■ **WRITTEN INSTRUCTION**
Everything from the first line of the data through the line with "d3.scaleLinear().domain([0, 100]).range([m.bottom, m.top]);" is to be echoed exactly, minus the pictures.

-*-

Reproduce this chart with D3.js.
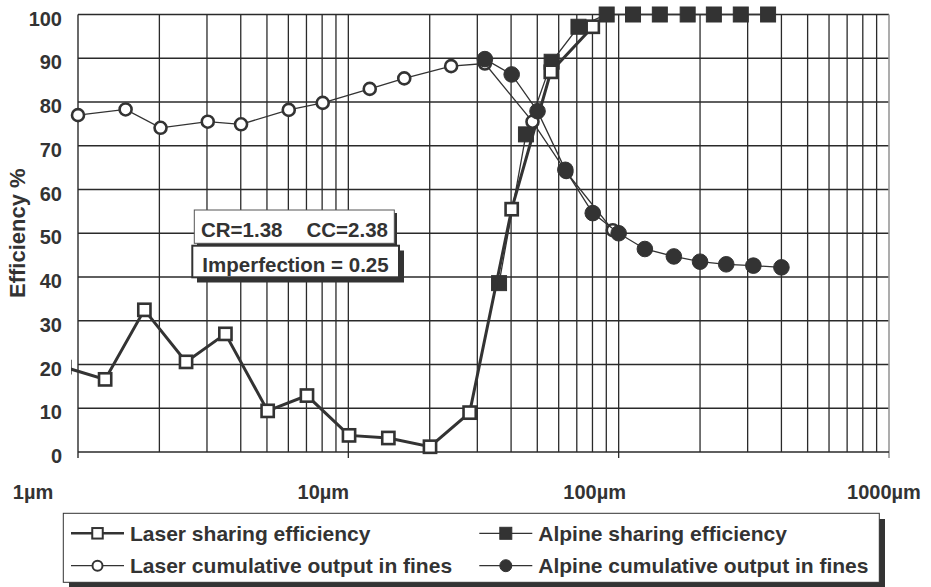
<!DOCTYPE html>
<html><head><meta charset="utf-8">
<script src="https://cdn.jsdelivr.net/npm/d3@7"></script>
<style>
html,body{margin:0;padding:0;background:#fff;}
svg text{font-family:"Liberation Sans",Arial,Helvetica,sans-serif;font-weight:bold;fill:#333;}
</style></head>
<body>
<svg id="chart" width="931" height="587"></svg>
<script>
// ---- data ----
const laserShareX = [0.89, 1.26, 1.76, 2.51, 3.51, 5.03, 7.03, 10.06, 14.06, 20.05, 28.1, 40.2, 56.1, 80.2];
const laserShareY = [19.4, 16.6, 32.5, 20.6, 27.0, 9.4, 12.9, 3.8, 3.2, 1.2, 9.0, 55.5, 86.9, 97.2];
const alpineShareX = [36.1, 45.4, 56.5, 71, 90.3, 113, 142, 180, 225, 283, 357];
const alpineShareY = [38.6, 72.6, 89.2, 97.2, 100, 100, 100, 100, 100, 100, 100];
const laserCumX = [1.0, 1.5, 2.02, 3.02, 4.01, 6.02, 8.04, 12.0, 16.1, 24.0, 32.0, 48.0, 64.0, 95.1];
const laserCumY = [77.0, 78.3, 74.1, 75.5, 74.9, 78.2, 79.8, 83.0, 85.4, 88.2, 88.8, 75.5, 64.0, 50.7];
const alpineCumX = [32.0, 40.2, 50.1, 63.5, 80.2, 100, 125, 160, 200, 250, 315, 400];
const alpineCumY = [89.8, 86.3, 77.9, 64.5, 54.6, 50.0, 46.4, 44.7, 43.5, 42.9, 42.6, 42.2];
const yTicks = [0, 10, 20, 30, 40, 50, 60, 70, 80, 90, 100];
const xTickValues = [1, 10, 100, 1000];
const xTickLabels = ["1µm", "10µm", "100µm", "1000µm"];
const seriesNames = ["Laser sharing efficiency", "Alpine sharing efficiency",
                     "Laser cumulative output in fines", "Alpine cumulative output in fines"];
const noteLine1a = "CR=1.38", noteLine1b = "CC=2.38";
const noteLine2 = "Imperfection = 0.25";
const yTitle = "Efficiency %";

// ---- layout ----
const W = 931, H = 587;
const m = {left: 78, right: 889, top: 14.5, bottom: 452};
const xLabelDx = [-45, -25, -24, -5];
const ink = "#333";
const gridInk = "#2a2a2a";

const svg = d3.select("#chart");
const x = d3.scaleLog().domain([1, 1000]).range([m.left, m.right]);
const y = d3.scaleLinear().domain([0, 100]).range([m.bottom, m.top]);

// grid
const gridX = [];
for (let d = 1; d < 1000; d *= 10) for (let k = 2; k <= 9; k++) gridX.push(d * k);
const g = svg.append("g");
g.selectAll("line.vx").data(gridX).enter().append("line")
  .attr("x1", d => x(d)).attr("x2", d => x(d)).attr("y1", m.top).attr("y2", m.bottom)
  .attr("stroke", gridInk).attr("stroke-width", 1.3);
g.selectAll("line.vm").data([10, 100]).enter().append("line")
  .attr("x1", d => x(d)).attr("x2", d => x(d)).attr("y1", m.top).attr("y2", m.bottom + 6)
  .attr("stroke", gridInk).attr("stroke-width", 1.3);
g.selectAll("line.hy").data(yTicks.slice(1)).enter().append("line")
  .attr("x1", m.left).attr("x2", m.right).attr("y1", d => y(d)).attr("y2", d => y(d))
  .attr("stroke", gridInk).attr("stroke-width", 1.3);
// frame
g.append("line").attr("x1", m.left).attr("x2", m.left).attr("y1", m.top).attr("y2", m.bottom + 6).attr("stroke", gridInk).attr("stroke-width", 1.4);
g.append("line").attr("x1", m.right).attr("x2", m.right).attr("y1", m.top).attr("y2", m.bottom + 6).attr("stroke", "#999").attr("stroke-width", 1.6);
g.append("line").attr("x1", m.left).attr("x2", m.right).attr("y1", m.bottom).attr("y2", m.bottom).attr("stroke", gridInk).attr("stroke-width", 1.5);

// y labels
svg.selectAll("text.yt").data(yTicks).enter().append("text")
  .attr("x", 62).attr("y", d => y(d) + 11).attr("text-anchor", "end")
  .style("font-size", "20px").text(d => d);
// x labels
svg.selectAll("text.xt").data(xTickValues).enter().append("text")
  .attr("x", (d, i) => x(d) + xLabelDx[i]).attr("y", 499).attr("text-anchor", "middle")
  .style("font-size", "20px").text((d, i) => xTickLabels[i]);
// y title
svg.append("text").attr("transform", `translate(25,${(m.top + m.bottom) / 2}) rotate(-90)`)
  .attr("text-anchor", "middle").style("font-size", "22px").text(yTitle);

// clip for laser sharing line
svg.append("clipPath").attr("id", "clipL").append("rect")
  .attr("x", m.left - 7).attr("y", 0).attr("width", W).attr("height", H);

const line = d3.line().x(d => x(d[0])).y(d => y(d[1]));
const zip = (a, b) => a.map((v, i) => [v, b[i]]);

const laserShare = zip(laserShareX, laserShareY);
const alpineShare = zip(alpineShareX, alpineShareY);
const laserCum = zip(laserCumX, laserCumY);
const alpineCum = zip(alpineCumX, alpineCumY);

function drawSquares(data, filled, size, clip) {
  const sg = svg.append("g");
  if (clip) sg.attr("clip-path", "url(#clipL)");
  sg.selectAll("rect").data(data).enter().append("rect")
    .attr("x", d => x(d[0]) - size / 2).attr("y", d => y(d[1]) - size / 2)
    .attr("width", size).attr("height", size)
    .attr("fill", filled ? ink : "#fff").attr("stroke", ink).attr("stroke-width", filled ? 1 : 2.6);
}
function drawCircles(data, filled, r) {
  svg.append("g").selectAll("circle").data(data).enter().append("circle")
    .attr("cx", d => x(d[0])).attr("cy", d => y(d[1])).attr("r", r)
    .attr("fill", filled ? ink : "#fff").attr("stroke", ink).attr("stroke-width", filled ? 1 : 2.6);
}

// Alpine sharing
svg.append("path").datum(alpineShare).attr("d", line).attr("fill", "none").attr("stroke", ink).attr("stroke-width", 1.3);
drawSquares(alpineShare, true, 15, false);
// Laser sharing
svg.append("path").datum(laserShare).attr("d", line).attr("fill", "none").attr("stroke", ink)
  .attr("stroke-width", 3).attr("clip-path", "url(#clipL)");
drawSquares(laserShare, false, 12.2, true);
// Laser cumulative
svg.append("path").datum(laserCum).attr("d", line).attr("fill", "none").attr("stroke", ink).attr("stroke-width", 1.3);
drawCircles(laserCum, false, 6);
// Alpine cumulative
svg.append("path").datum(alpineCum).attr("d", line).attr("fill", "none").attr("stroke", ink).attr("stroke-width", 1.3);
drawCircles(alpineCum, true, 7.8);

// annotation boxes
const nb = svg.append("g");
nb.append("rect").attr("x", 197).attr("y", 213).attr("width", 200).attr("height", 33.3).attr("fill", ink);
nb.append("rect").attr("x", 194.3).attr("y", 210).attr("width", 200).attr("height", 33.3).attr("fill", "#fff").attr("stroke", "#555").attr("stroke-width", 1);
nb.append("text").attr("x", 201).attr("y", 236.5).style("font-size", "20.5px").text(noteLine1a);
nb.append("text").attr("x", 388).attr("y", 236.5).attr("text-anchor", "end").style("font-size", "20.5px").text(noteLine1b);
nb.append("rect").attr("x", 197).attr("y", 250.5).attr("width", 207).attr("height", 32).attr("fill", ink);
nb.append("rect").attr("x", 192.3).attr("y", 245.7).attr("width", 206.7).attr("height", 31.6).attr("fill", "#fff").attr("stroke", ink).attr("stroke-width", 2);
nb.append("text").attr("x", 295.5).attr("y", 271.5).attr("text-anchor", "middle").style("font-size", "20.5px").text(noteLine2);

// legend
const lg = svg.append("g");
lg.append("rect").attr("x", 69).attr("y", 519).attr("width", 816).attr("height", 68).attr("fill", ink);
lg.append("rect").attr("x", 63.3).attr("y", 513.3).attr("width", 816).attr("height", 69).attr("fill", "#fff").attr("stroke", ink).attr("stroke-width", 1);
const legItems = [
  {col: 0, row: 0, shape: "sq", filled: false, w: 2.5},
  {col: 1, row: 0, shape: "sq", filled: true, w: 1.3},
  {col: 0, row: 1, shape: "ci", filled: false, w: 1.3},
  {col: 1, row: 1, shape: "ci", filled: true, w: 1.3}
];
const legColX = [71, 479.3];
const legRowY = [533.3, 565.7];
legItems.forEach((it, i) => {
  const x0 = legColX[it.col], yy = legRowY[it.row], cx = x0 + 26.5;
  lg.append("line").attr("x1", x0).attr("x2", x0 + 53).attr("y1", yy).attr("y2", yy).attr("stroke", ink).attr("stroke-width", it.w);
  if (it.shape === "sq") {
    const s = it.filled ? 12 : 10.5;
    lg.append("rect").attr("x", cx - s / 2).attr("y", yy - s / 2).attr("width", s).attr("height", s)
      .attr("fill", it.filled ? ink : "#fff").attr("stroke", ink).attr("stroke-width", it.filled ? 1 : 2);
  } else {
    lg.append("circle").attr("cx", cx).attr("cy", yy).attr("r", it.filled ? 6 : 5)
      .attr("fill", it.filled ? ink : "#fff").attr("stroke", ink).attr("stroke-width", it.filled ? 1 : 2);
  }
  lg.append("text").attr("x", x0 + 59).attr("y", yy + 7.5).style("font-size", "21px").text(seriesNames[i]);
});
</script>
</body></html>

-*-

■ **WRITTEN REPLY**
Reproduce this chart with D3.js.
<!DOCTYPE html>
<html><head><meta charset="utf-8">
<script src="https://cdn.jsdelivr.net/npm/d3@7"></script>
<style>
html,body{margin:0;padding:0;background:#fff;}
svg text{font-family:"Liberation Sans",Arial,Helvetica,sans-serif;font-weight:bold;fill:#333;}
</style></head>
<body>
<svg id="chart" width="931" height="587"></svg>
<script>
// ---- data ----
const laserShareX = [0.89, 1.26, 1.76, 2.51, 3.51, 5.03, 7.03, 10.06, 14.06, 20.05, 28.1, 40.2, 56.1, 80.2];
const laserShareY = [19.4, 16.6, 32.5, 20.6, 27.0, 9.4, 12.9, 3.8, 3.2, 1.2, 9.0, 55.5, 86.9, 97.2];
const alpineShareX = [36.1, 45.4, 56.5, 71, 90.3, 113, 142, 180, 225, 283, 357];
const alpineShareY = [38.6, 72.6, 89.2, 97.2, 100, 100, 100, 100, 100, 100, 100];
const laserCumX = [1.0, 1.5, 2.02, 3.02, 4.01, 6.02, 8.04, 12.0, 16.1, 24.0, 32.0, 48.0, 64.0, 95.1];
const laserCumY = [77.0, 78.3, 74.1, 75.5, 74.9, 78.2, 79.8, 83.0, 85.4, 88.2, 88.8, 75.5, 64.0, 50.7];
const alpineCumX = [32.0, 40.2, 50.1, 63.5, 80.2, 100, 125, 160, 200, 250, 315, 400];
const alpineCumY = [89.8, 86.3, 77.9, 64.5, 54.6, 50.0, 46.4, 44.7, 43.5, 42.9, 42.6, 42.2];
const yTicks = [0, 10, 20, 30, 40, 50, 60, 70, 80, 90, 100];
const xTickValues = [1, 10, 100, 1000];
const xTickLabels = ["1µm", "10µm", "100µm", "1000µm"];
const seriesNames = ["Laser sharing efficiency", "Alpine sharing efficiency",
                     "Laser cumulative output in fines", "Alpine cumulative output in fines"];
const noteLine1a = "CR=1.38", noteLine1b = "CC=2.38";
const noteLine2 = "Imperfection = 0.25";
const yTitle = "Efficiency %";

// ---- layout ----
const W = 931, H = 587;
const m = {left: 78, right: 889, top: 14.5, bottom: 452};
const xLabelDx = [-45, -25, -24, -5];
const ink = "#333";
const gridInk = "#2a2a2a";

const svg = d3.select("#chart");
const x = d3.scaleLog().domain([1, 1000]).range([m.left, m.right]);
const y = d3.scaleLinear().domain([0, 100]).range([m.bottom, m.top]);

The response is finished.